## TASK TO CARRY OUT
From the first line of the entries below through the line bearing "import * as", write out each line exactly. Omit pictures.

(Records with drawing code)

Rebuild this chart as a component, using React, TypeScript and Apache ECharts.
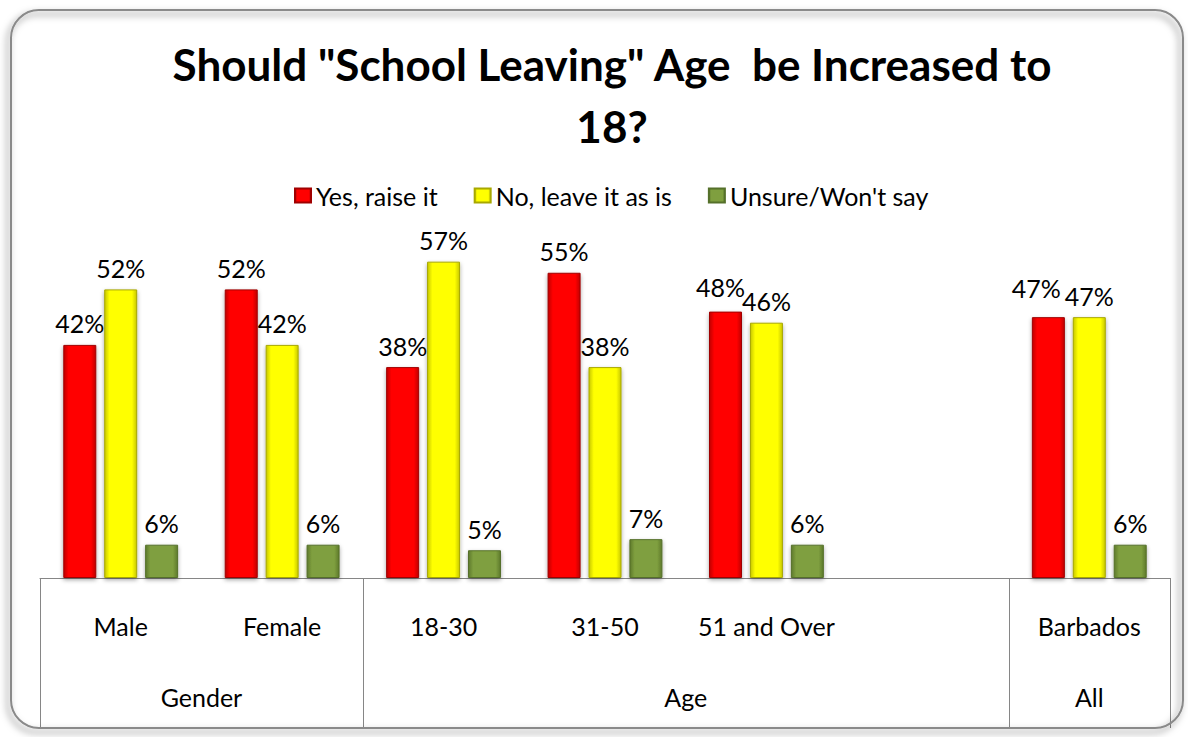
import React, { useEffect, useRef } from "react";
import * as echarts from "echarts";

const categories = ["Male", "Female", "18-30", "31-50", "51 and Over", "", "Barbados"];
const groups = [
  { name: "Gender", start: 0, end: 1 },
  { name: "Age", start: 2, end: 5 },
  { name: "All", start: 6, end: 6 },
];
const seriesNames = ["Yes, raise it", "No, leave it as is", "Unsure/Won't say"];
const yesValues = [42, 52, 38, 55, 48, null, 47];
const noValues = [52, 42, 57, 38, 46, null, 47];
const unsureValues = [6, 6, 5, 7, 6, null, 6];

const FONT = "Lato, 'Liberation Sans', sans-serif";

function grad(edge: string, mid: string) {
  return new echarts.graphic.LinearGradient(0, 0, 1, 0, [
    { offset: 0, color: edge },
    { offset: 0.15, color: mid },
    { offset: 0.85, color: mid },
    { offset: 1, color: edge },
  ]);
}

export default function App() {
  const ref = useRef<HTMLDivElement>(null);
  useEffect(() => {
    if (!ref.current) return;
    const chart = echarts.init(ref.current, null, { renderer: "svg" });
    const label = {
      show: true,
      position: "top",
      distance: 9,
      formatter: "{c}%",
      color: "#000",
      fontSize: 25,
      fontFamily: FONT,
    };
    // label nudges (like the reference's manually placed labels)
    const labelNudges: Record<string, [number, number]> = { "0-4": [-5, -3], "0-6": [-12, -8] };
    const mk = (si: number, data: (number | null)[], edge: string, mid: string, border: string) => ({
      name: seriesNames[si],
      type: "bar",
      data: data.map((v, i) => {
        const n = labelNudges[`${si}-${i}`];
        return n ? { value: v, label: { offset: n } } : v;
      }),
      barWidth: 33,
      barGap: "24%",
      itemStyle: {
        color: grad(edge, mid),
        borderColor: border,
        borderWidth: 1,
        shadowColor: "rgba(0,0,0,0.35)",
        shadowBlur: 4,
        shadowOffsetY: 2,
      },
      label,
    });
    const option: any = {
      animation: false,
      backgroundColor: "#fff",
      title: {
        text: 'Should "School Leaving" Age  be Increased to\n18?',
        left: 607,
        textAlign: "center",
        top: 28,
        textStyle: {
          fontSize: 44,
          fontWeight: "bold",
          fontFamily: FONT,
          color: "#000",
          lineHeight: 62,
        },
      },
      legend: {
        top: 178,
        left: 289,
        icon: "rect",
        itemWidth: 16,
        itemHeight: 14,
        itemGap: 36,
        textStyle: { fontSize: 25, fontFamily: FONT, color: "#000" },
        data: seriesNames,
      },
      grid: { left: 40, right: 18, top: 245, bottom: 159 },
      xAxis: {
        type: "category",
        data: categories,
        axisTick: { show: false },
        axisLine: { show: true, lineStyle: { color: "#868686", width: 1 } },
        axisLabel: { margin: 35, fontSize: 25, fontFamily: FONT, color: "#000", interval: 0 },
      },
      yAxis: { type: "value", min: 0, max: 60, show: false, splitLine: { show: false } },
      series: [
        mk(0, yesValues, "#C00000", "#FF0000", "#A00000"),
        mk(1, noValues, "#C8C800", "#FFFF00", "#A8A800"),
        mk(2, unsureValues, "#5E7A2C", "#7F9F3F", "#55702A"),
      ],
    };
    chart.setOption(option);

    const c0 = chart.convertToPixel({ xAxisIndex: 0 }, 0) as number;
    const c1 = chart.convertToPixel({ xAxisIndex: 0 }, 1) as number;
    const band = c1 - c0;
    const baseY = chart.convertToPixel({ yAxisIndex: 0 }, 0) as number;
    const bottomY = 728;
    const edgeX = (i: number) => c0 + (i - 0.5) * band;
    const graphics: any[] = [
      {
        type: "rect",
        shape: { x: 11, y: 10, width: 1172, height: 718, r: 28 },
        style: {
          fill: "none",
          stroke: "#8a8a8a",
          lineWidth: 2,
          shadowColor: "rgba(0,0,0,0.55)",
          shadowBlur: 7,
          shadowOffsetX: -3,
          shadowOffsetY: 4,
        },
        z: 100,
        silent: true,
      },
    ];
    const boundaries = new Set<number>();
    groups.forEach((g) => {
      boundaries.add(g.start);
      boundaries.add(g.end + 1);
      const cx = (edgeX(g.start) + edgeX(g.end + 1)) / 2;
      graphics.push({
        type: "text",
        x: cx,
        y: 697,
        style: {
          text: g.name,
          fontSize: 25,
          fontFamily: FONT,
          fill: "#000",
          align: "center",
          verticalAlign: "middle",
        },
      });
    });
    boundaries.forEach((b) => {
      const x = Math.round(edgeX(b)) + 0.5;
      graphics.push({
        type: "line",
        shape: { x1: x, y1: baseY, x2: x, y2: bottomY },
        style: { stroke: "#868686", lineWidth: 1 },
      });
    });
    chart.setOption({ graphic: graphics });
    return () => chart.dispose();
  }, []);
  return (
    <div
      ref={ref}
      style={{ position: "fixed", left: 0, top: 0, width: 1188, height: 737 }}
    />
  );
}
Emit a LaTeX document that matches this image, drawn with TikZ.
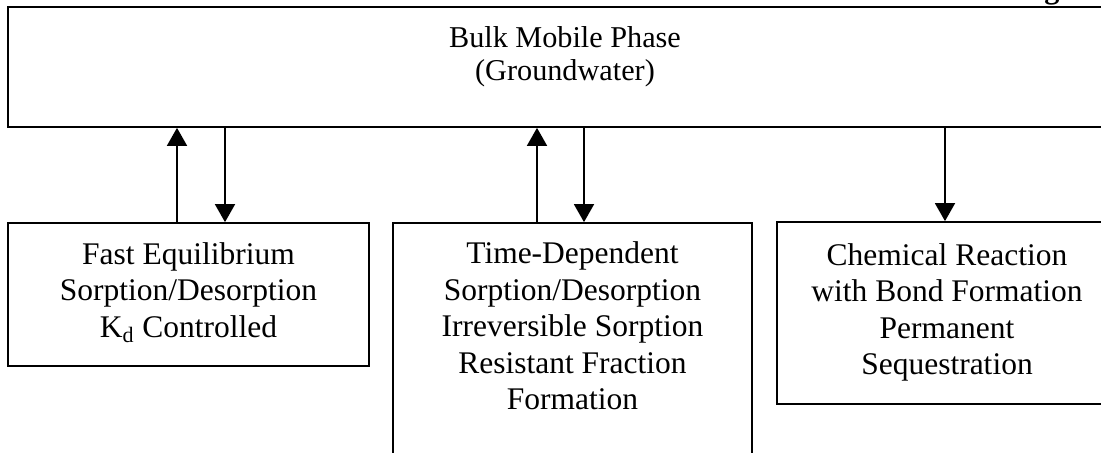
\documentclass[tikz,border=0pt]{standalone}
\usepackage{fontspec}
\setmainfont{Liberation Serif}
\usetikzlibrary{arrows.meta}
\usetikzlibrary{calc}

\begin{document}
\begin{tikzpicture}[x=0.025cm,y=-0.025cm,line width=1.2pt,
  box/.style={draw,rectangle,inner sep=0pt},
  txt/.style={align=center,inner sep=0pt,font=\fontsize{22.4}{25.9}\selectfont},
  flow/.style={-{Triangle[width=0.5cm,length=0.45cm]}}]
  \useasboundingbox (0,0) rectangle (1101,453);

  \node (bulk) at (565,67)[box,minimum width=27.85cm,minimum height=3cm]{};
  \node (fast) at (188.5,294.5)[box,minimum width=9.025cm,minimum height=3.575cm]{};
  \node (slow) at (572.5,351.5)[box,minimum width=8.975cm,minimum height=6.425cm]{};
  \node (chem) at (947,313)[box,minimum width=8.5cm,minimum height=4.55cm]{};

  \node (bulktxt) at (565,56.5)[txt,font=\fontsize{21.5}{23.4}\selectfont]{Bulk Mobile Phase\\(Groundwater)};
  \node (fasttxt) at (188.5,292.5)[txt]{Fast Equilibrium\\Sorption/Desorption\\K\textsubscript{d} Controlled};
  \node (slowtxt) at (572.5,326)[txt]{Time-Dependent\\Sorption/Desorption\\Irreversible Sorption\\Resistant Fraction\\Formation};
  \node (chemtxt) at (947,312.5)[txt]{Chemical Reaction\\with Bond Formation\\Permanent\\Sequestration};
  \node (pg) at (1052,-1)[anchor=base,font=\fontsize{21.5}{26}\selectfont\bfseries]{g};

  \coordinate (fastup) at ($(fast.north)+(-11.5,0)$);
  \coordinate (fastdn) at ($(fast.north)+(36.5,0)$);
  \coordinate (slowup) at ($(slow.north)+(-35.5,0)$);
  \coordinate (slowdn) at ($(slow.north)+(11.5,0)$);
  \coordinate (chemdn) at ($(chem.north)+(-2,0)$);

  \draw[flow](fastup)--(fastup |- bulk.south);
  \draw[flow](fastdn |- bulk.south)--(fastdn);
  \draw[flow](slowup)--(slowup |- bulk.south);
  \draw[flow](slowdn |- bulk.south)--(slowdn);
  \draw[flow](chemdn |- bulk.south)--(chemdn);
\end{tikzpicture}
\end{document}
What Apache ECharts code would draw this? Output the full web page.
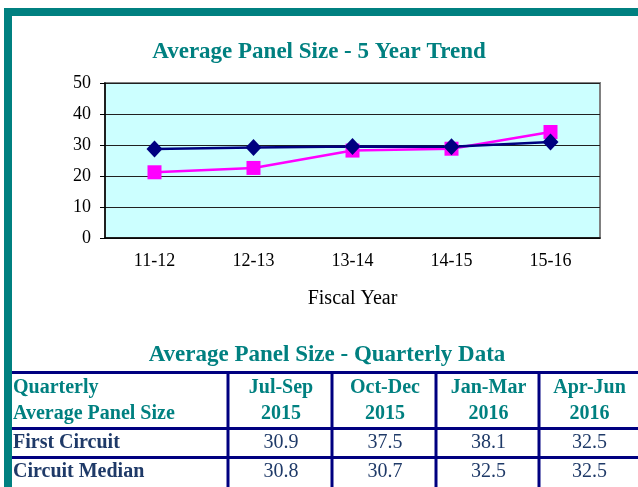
<!DOCTYPE html>
<html>
<head>
<meta charset="utf-8">
<script src="https://cdn.jsdelivr.net/npm/echarts@6/dist/echarts.min.js"></script>
<style>
  html, body { margin: 0; padding: 0; background: #fff; }
  #main { width: 638px; height: 487px; }
</style>
</head>
<body>
<div id="main"></div>
<script>
// 5 year trend
let fiscalYears = ['11-12', '12-13', '13-14', '14-15', '15-16'];
let firstCircuit = [21.2, 22.6, 28.2, 28.8, 34.2];
let circuitMedian = [28.7, 29.2, 29.5, 29.4, 31.0];
let yTicks = [0, 10, 20, 30, 40, 50];

// quarterly table
let quarterNames = ['Jul-Sep', 'Oct-Dec', 'Jan-Mar', 'Apr-Jun'];
let quarterYears = ['2015', '2015', '2016', '2016'];
let rowNames = ['First Circuit', 'Circuit Median'];
let firstCircuitQ = [30.9, 37.5, 38.1, 32.5];
let circuitMedianQ = [30.8, 30.7, 32.5, 32.5];

const serif = "'Liberation Serif', 'Times New Roman', serif";
const teal = '#008080';
const navy = '#000080';
const ink = '#1F3A68';

let chart = echarts.init(document.getElementById('main'), null, { renderer: 'canvas' });

//表格
function buildTable() {
  let els = [];
  let top = 372.5, h1 = 428.5, h2 = 457.5, bottom = 487;
  let cols = [228, 332, 436, 539, 638];
  let rows = [firstCircuitQ, circuitMedianQ];

  //外框
  els.push({ type: 'rect', shape: { x: 4, y: 8, width: 634, height: 8 }, style: { fill: teal } });
  els.push({ type: 'rect', shape: { x: 4, y: 8, width: 8, height: 479 }, style: { fill: teal } });

  els.push({
    type: 'text', x: 327, y: 355,
    style: { text: 'Average Panel Size - Quarterly Data', fill: teal, font: 'bold 23px ' + serif, align: 'center', verticalAlign: 'middle' }
  });

  [top, h1, h2].forEach(y => {
    els.push({ type: 'line', shape: { x1: 12, y1: y, x2: 638, y2: y }, style: { stroke: navy, lineWidth: 3 } });
  });
  cols.slice(0, 4).forEach(x => {
    els.push({ type: 'line', shape: { x1: x, y1: top, x2: x, y2: bottom }, style: { stroke: navy, lineWidth: 3 } });
  });

  let hFont = 'bold 20px ' + serif;
  els.push({ type: 'text', x: 13, y: 388, style: { text: 'Quarterly', fill: teal, font: hFont, verticalAlign: 'middle' } });
  els.push({ type: 'text', x: 13, y: 414, style: { text: 'Average Panel Size', fill: teal, font: hFont, verticalAlign: 'middle' } });

  quarterNames.forEach((q, i) => {
    let cx = (cols[i] + cols[i + 1]) / 2 + 1;
    els.push({ type: 'text', x: cx, y: 388, style: { text: q, fill: teal, font: hFont, align: 'center', verticalAlign: 'middle' } });
    els.push({ type: 'text', x: cx, y: 414, style: { text: quarterYears[i], fill: teal, font: hFont, align: 'center', verticalAlign: 'middle' } });
  });

  let rowY = [443, 472];
  rowNames.forEach((name, r) => {
    els.push({ type: 'text', x: 13, y: rowY[r], style: { text: name, fill: ink, font: 'bold 20px ' + serif, verticalAlign: 'middle' } });
    rows[r].forEach((v, i) => {
      let cx = (cols[i] + cols[i + 1]) / 2 + 1;
      els.push({ type: 'text', x: cx, y: rowY[r], style: { text: v.toFixed(1), fill: ink, font: '20px ' + serif, align: 'center', verticalAlign: 'middle' } });
    });
  });
  return els;
}

let option = {
  backgroundColor: '#ffffff',
  animation: false,
  title: {
    text: 'Average Panel Size - 5 Year Trend',
    left: 'center',
    top: 36,
    textStyle: { color: teal, fontFamily: serif, fontWeight: 'bold', fontSize: 23 }
  },
  grid: {
    left: 105, top: 83, right: 38, bottom: 249,
    show: true,
    backgroundColor: '#CCFFFF',
    borderColor: '#808080',
    borderWidth: 2
  },
  xAxis: {
    type: 'category',
    data: fiscalYears,
    name: 'Fiscal Year',
    nameLocation: 'middle',
    nameGap: 51,
    nameTextStyle: { color: '#000', fontFamily: serif, fontSize: 20 },
    axisLine: { lineStyle: { color: '#000', width: 1.5 } },
    axisTick: { length: 5, lineStyle: { color: '#000' } },
    axisLabel: { color: '#000', fontFamily: serif, fontSize: 18, margin: 14 }
  },
  yAxis: {
    type: 'value',
    min: yTicks[0],
    max: yTicks[yTicks.length - 1],
    interval: 10,
    axisLine: { show: true, lineStyle: { color: '#000', width: 1.5 } },
    axisTick: { show: true, length: 5, lineStyle: { color: '#000' } },
    axisLabel: { color: '#000', fontFamily: serif, fontSize: 18, margin: 14 },
    splitLine: { lineStyle: { color: '#202020', width: 1 } }
  },
  series: [
    {
      name: 'First Circuit',
      type: 'line',
      data: firstCircuit,
      symbol: 'rect',
      symbolSize: 14,
      lineStyle: { color: '#FF00FF', width: 2.5 },
      itemStyle: { color: '#FF00FF' }
    },
    {
      name: 'Circuit Median',
      type: 'line',
      data: circuitMedian,
      symbol: 'diamond',
      symbolSize: [16, 17],
      lineStyle: { color: navy, width: 2.5 },
      itemStyle: { color: navy }
    }
  ],
  graphic: buildTable()
};

chart.setOption(option);
</script>
</body>
</html>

## RESPONSE FOR THIS EXERCISE
Rebuild this chart as a component, using React, TypeScript and Apache ECharts.
import React, { useEffect, useRef } from "react";
import * as echarts from "echarts";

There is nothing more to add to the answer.